With every fibre of her being, Laura Koehler has woven a beautiful tribute to her sister, writes ASHLEY ARGOON.
WHEN she was asked to pick up the skirt of this dress for the next photo, model Katie Reid just could not do it.
The size and volume of fabric was too large for her arms to reach the skirt's hem.
Cascading down to the ankle, the layers were too many and as much as Katie tried, she could only grasp at a few.
For designer Laura Koehler, that was the whole point.
"The size of the skirt and different layers are to do with all the different levels of depression and anxiety, and the size is to do with how big this issue is in our community," Laura says.
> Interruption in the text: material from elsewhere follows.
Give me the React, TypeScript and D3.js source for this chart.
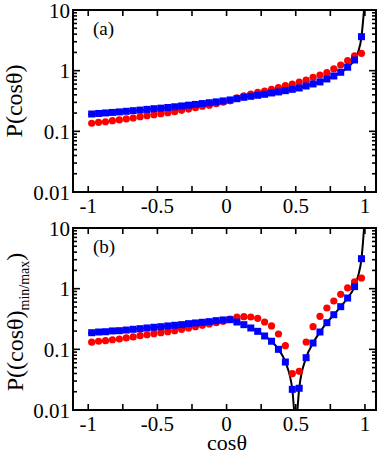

A final project for the Wodonga TAFE fashion design student, the piece was created under the instructed theme, "When I grow up".
But it was really a dress for Laura's sister, Aimee Lea, 20.
"When I grew up I always thought she'd be here," says Laura, 25, of her younger sister.
"She was a big part of my life growing up and for some reason she's been taken away."
On March 7, Aimee lost her six-year battle with depression, taking her life after a desperate bid for help from a crisis line.
Seeking a constructive outlet to express her grief, Laura decided on dedicating her design project to mental health awareness.
Called a "show stopper" by her fashion teacher, the Howlong designer's creation was chosen by her classmates as their catwalk finale piece at Thursday's opening of Wodonga TAFE student exhibition Merge.
Teacher Lisa Watt said the meaning behind each and every lovingly created detail set the piece apart.
Laura chose a dress fabric in bright purple, the colour associated with the Border's headspace campaign.
She attached a peacock feather to the front, a symbolic request for people to always show their true colours.
The heart-shaped bodice was crafted to reflect the love between sisters.
Laura spent months considering the design and weeks to create it.
Countless hours were taken to stitch the layered skirt together.
When Laura finally finished her creation, she took photos, stood back and examined the final product.
"I wasn't happy with it," she says.
"The layers didn't sit right."
So she pulled the skirt apart and started it all over again.
It may have taken up a lot of her time, but for Laura it was a cathartic journey.
"It's been a bit of an outlet, to be honest," she says.
"It's helped me to do this in memory of my sister and it's kept me busy.
"I definitely think this has helped my grieving process."
And that's Laura's wish for others experiencing grief; to channel their energy in to something good.
She believes this would be more beneficial to the community instead of, say, online tribute pages for lost friends and family.
Since her sister's death, Laura has noticed well-meaning Facebook dedications popping up in Aimee's honour.
She has also noticed that other similar pages, set up with good intentions, have been desecrated by people with thoughtless or harsh words.
The name Amanda Todd particularly comes to mind.
The 15-year-old Canadian girl posted a video on YouTube in September talking about how she was the victim of incessant cyber-bullying, which had prompted several suicide attempts.
Five weeks later, she took her life.
Since then, more than 200 Facebook memorial pages have been set up in Amanda's name, most of them scrawled with heinous messages by strangers from across the world.
Powerless to stop a thoughtless stranger from commenting about her sister on public Facebook pages, Laura waited, filled with dread, for that first negative comment.
"We were lucky, everything was good but it was scary waiting for that one horrible comment," she says.
"I'm really concerned about Facebook and social media, this issue needs to be addressed.
"And I don't think it's fair to be making pages for someone and commenting on things when (the person is) not here to speak for themselves.
"They don't know what they were going through so it's not anyone else's place to comment."
Laura has endeavoured to have any public Facebook page or photo dedicated to Aimee taken down.
She can't bare the thought of insensitive public comments being made.
Rather than turning to social media as an outlet for their grief, Laura encourages people to instead engage themselves in something more productive -- and meaningful.
For her, it was making a dress.
"Obviously I did it this way because it's something I'm interested in but there are other outlets," she says.
"Not necessarily creative, whether they just go and invest their time helping other charities, getting signatures or taking photos.
"As horrible as it sounds, I think if they were trying to remember someone they'd be out there trying to make a change.
"I understand (why people turn to social media), but I also think that it hasn't been around for that long and people have expressed and dealt with their grief in different ways before."
Laura's dress will be on display today at the Merge exhibition at The Cube Wodonga from 10am to 3pm.
For Laura, it's a much more fitting public tribute to her sister.
"I've been able to put a lot of hard work and energy in to something that's positive and I'm hoping it will make some kind of difference, even if it's small," she says.